Instruction: Retype the lines beneath this one, from the first through the line containing "var yTicks = [0, 5, 10, 15, 20, 25, 30];". Pictures are left out.

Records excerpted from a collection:
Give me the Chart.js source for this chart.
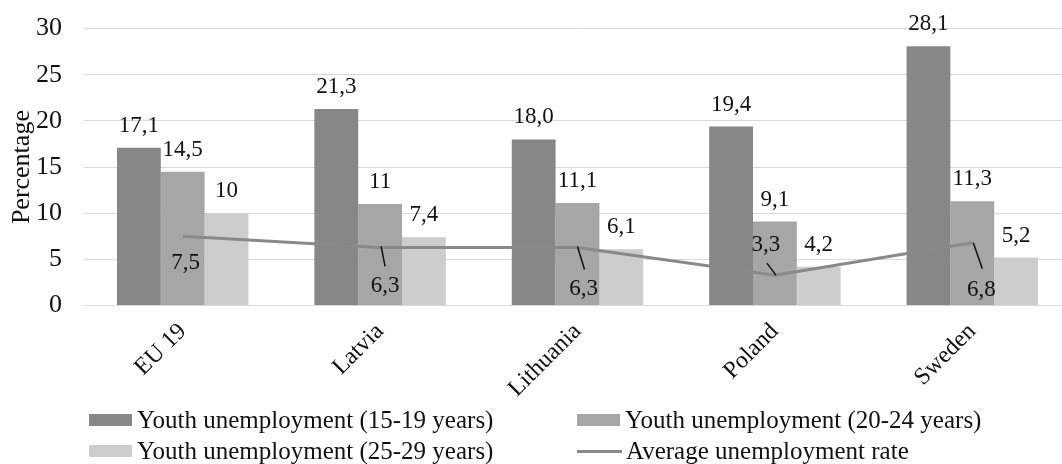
<!DOCTYPE html>
<html>
<head>
	<meta charset="utf-8" />
	<title>Youth unemployment by age group</title>
	<script src="https://cdn.jsdelivr.net/npm/chart.js@4.4.1/dist/chart.umd.min.js"></script>
	<style>
		html, body { margin: 0; padding: 0; background: #fff; overflow: hidden; }
		#wrap { position: relative; width: 1072px; height: 416px; margin-top: -9px; }
		#legend { position: absolute; left: 0; top: 404px; width: 1062px; height: 60px;
			font-family: "Liberation Serif", "Times New Roman", serif; font-size: 25px; color: #111; }
		.item { position: absolute; display: flex; align-items: center; height: 30px; white-space: nowrap; }
		.box { display: inline-block; width: 43px; height: 12px; margin-right: 5px; }
		.ln { display: inline-block; width: 45px; height: 3px; margin-right: 4px; }
	</style>
</head>
<body>

<div id="wrap"><canvas id="myChart" width="1072" height="416"></canvas></div>
<div id="legend"></div>

<script type="text/javascript">
// data
var countries = ['EU 19', 'Latvia', 'Lithuania', 'Poland', 'Sweden'];
var youth15 = [17.1, 21.3, 18.0, 19.4, 28.1];
var youth20 = [14.5, 11, 11.1, 9.1, 11.3];
var youth25 = [10, 7.4, 6.1, 4.2, 5.2];
var avgRate = [7.5, 6.3, 6.3, 3.3, 6.8];
// decimals shown in the value labels
var youth15Dec = [1, 1, 1, 1, 1];
var youth20Dec = [1, 0, 1, 1, 1];
var youth25Dec = [0, 1, 1, 1, 1];
var avgDec = [1, 1, 1, 1, 1];
var yTicks = [0, 5, 10, 15, 20, 25, 30];

var seriesNames = ['Youth unemployment (15-19 years)', 'Youth unemployment (20-24 years)',
	'Youth unemployment (25-29 years)', 'Average unemployment rate'];
var colors = ['#878787', '#a6a6a6', '#cdcdcd', '#898989'];

// placement of the line labels, relative to the point: [dx, dy, leader from dx,dy, leader to dx,dy]
var avgLabelPos = [
	[3, 27, null],
	[5, 39, [1, -1, 5, 19]],
	[6, 42, [0, -1, 7, 22]],
	[-9, -30, [-8, -12, 1, 0]],
	[9, 47, [1, 0, 10, 26]]
];

var FONT = '"Liberation Serif", "Times New Roman", serif';

function fmt(v, d) {
	return v.toFixed(d).replace('.', ',');
}

// draws the value labels like excel does
var valueLabels = {
	id: 'valueLabels',
	afterDatasetsDraw: function (chart) {
		var ctx = chart.ctx;
		var decs = [youth15Dec, youth20Dec, youth25Dec, avgDec];
		ctx.save();
		ctx.font = '23px ' + FONT;
		ctx.fillStyle = '#111';
		ctx.textAlign = 'center';
		ctx.textBaseline = 'middle';
		chart.data.datasets.forEach(function (ds, i) {
			var meta = chart.getDatasetMeta(i);
			meta.data.forEach(function (el, j) {
				var txt = fmt(ds.data[j], decs[i][j]);
				if (ds.type === 'line') {
					var p = avgLabelPos[j];
					if (p[2]) {
						ctx.strokeStyle = '#111';
						ctx.lineWidth = 1.5;
						ctx.beginPath();
						ctx.moveTo(el.x + p[2][0], el.y + p[2][1]);
						ctx.lineTo(el.x + p[2][2], el.y + p[2][3]);
						ctx.stroke();
					}
					ctx.fillText(txt, el.x + p[0], el.y + p[1]);
				} else {
					ctx.fillText(txt, el.x, el.y - 22);
				}
			});
		});
		ctx.restore();
	}
};

var ctx = document.getElementById('myChart').getContext('2d');
var chart = new Chart(ctx, {
	type: 'bar',
	data: {
		labels: countries,
		datasets: [
			{ label: seriesNames[0], data: youth15, backgroundColor: colors[0], order: 1 },
			{ label: seriesNames[1], data: youth20, backgroundColor: colors[1], order: 1 },
			{ label: seriesNames[2], data: youth25, backgroundColor: colors[2], order: 1 },
			{ label: seriesNames[3], data: avgRate, type: 'line', borderColor: colors[3], borderWidth: 3,
				pointRadius: 0, fill: false, tension: 0, order: 0 }
		]
	},
	options: {
		responsive: false,
		animation: false,
		events: [],
		layout: { padding: { top: 5, right: 1, left: 0, bottom: 0 } },
		datasets: { bar: { categoryPercentage: 0.666, barPercentage: 1 } },
		plugins: { legend: { display: false }, tooltip: { enabled: false } },
		scales: {
			x: {
				grid: { display: false },
				border: { display: false },
				ticks: { minRotation: 45, maxRotation: 45, color: '#111', font: { family: FONT, size: 24 }, padding: 4 }
			},
			y: {
				min: 0,
				max: 30,
				afterBuildTicks: function (s) { s.ticks = yTicks.map(function (v) { return { value: v }; }); },
				afterFit: function (s) { s.width = 84; },
				grid: { color: '#d9d9d9', lineWidth: 1, drawTicks: false },
				border: { display: false },
				ticks: { color: '#111', font: { family: FONT, size: 26 }, padding: 22 },
				title: { display: true, text: 'Percentage', color: '#111', font: { family: FONT, size: 26 }, padding: { top: 7, bottom: 0 } }
			}
		}
	},
	plugins: [valueLabels]
});

// legend, two columns like the original
var legendPos = [[89, 405], [577, 405], [89, 436], [577, 436]];
var lg = document.getElementById('legend');
seriesNames.forEach(function (name, i) {
	var d = document.createElement('div');
	d.className = 'item';
	d.style.left = legendPos[i][0] + 'px';
	d.style.top = (legendPos[i][1] - 404) + 'px';
	var mark = document.createElement('span');
	mark.className = i === 3 ? 'ln' : 'box';
	mark.style.background = colors[i];
	d.appendChild(mark);
	d.appendChild(document.createTextNode(name));
	lg.appendChild(d);
});
</script>
</body>
</html>
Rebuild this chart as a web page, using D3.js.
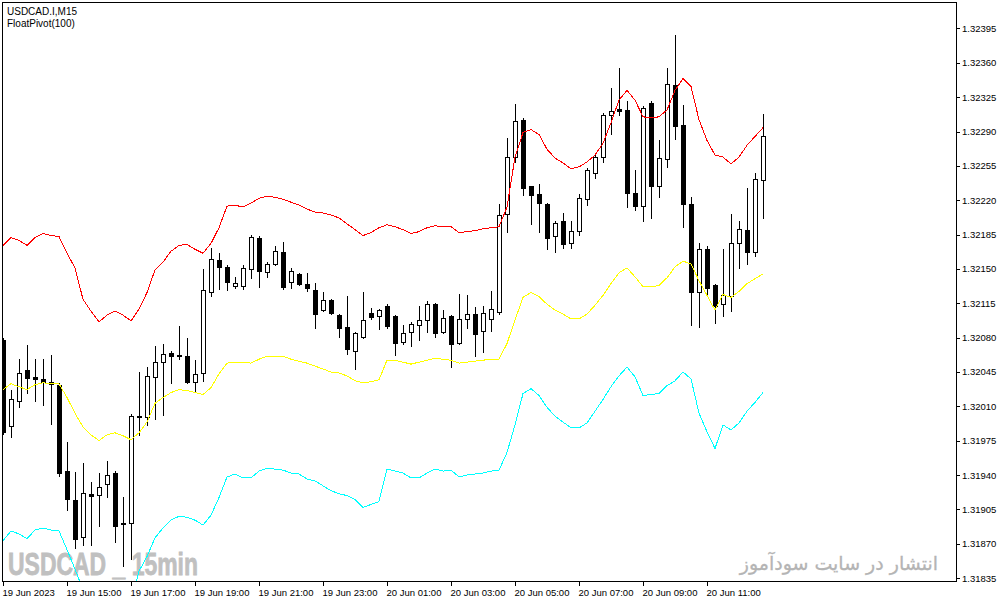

Task result:
Give me the Chart.js source for this chart.
<!DOCTYPE html>
<html>
<head>
	<meta charset="utf-8" />
	<title>Youth unemployment by age group</title>
	<script src="https://cdn.jsdelivr.net/npm/chart.js@4.4.1/dist/chart.umd.min.js"></script>
	<style>
		html, body { margin: 0; padding: 0; background: #fff; overflow: hidden; }
		#wrap { position: relative; width: 1072px; height: 416px; margin-top: -9px; }
		#legend { position: absolute; left: 0; top: 404px; width: 1062px; height: 60px;
			font-family: "Liberation Serif", "Times New Roman", serif; font-size: 25px; color: #111; }
		.item { position: absolute; display: flex; align-items: center; height: 30px; white-space: nowrap; }
		.box { display: inline-block; width: 43px; height: 12px; margin-right: 5px; }
		.ln { display: inline-block; width: 45px; height: 3px; margin-right: 4px; }
	</style>
</head>
<body>

<div id="wrap"><canvas id="myChart" width="1072" height="416"></canvas></div>
<div id="legend"></div>

<script type="text/javascript">
// data
var countries = ['EU 19', 'Latvia', 'Lithuania', 'Poland', 'Sweden'];
var youth15 = [17.1, 21.3, 18.0, 19.4, 28.1];
var youth20 = [14.5, 11, 11.1, 9.1, 11.3];
var youth25 = [10, 7.4, 6.1, 4.2, 5.2];
var avgRate = [7.5, 6.3, 6.3, 3.3, 6.8];
// decimals shown in the value labels
var youth15Dec = [1, 1, 1, 1, 1];
var youth20Dec = [1, 0, 1, 1, 1];
var youth25Dec = [0, 1, 1, 1, 1];
var avgDec = [1, 1, 1, 1, 1];
var yTicks = [0, 5, 10, 15, 20, 25, 30];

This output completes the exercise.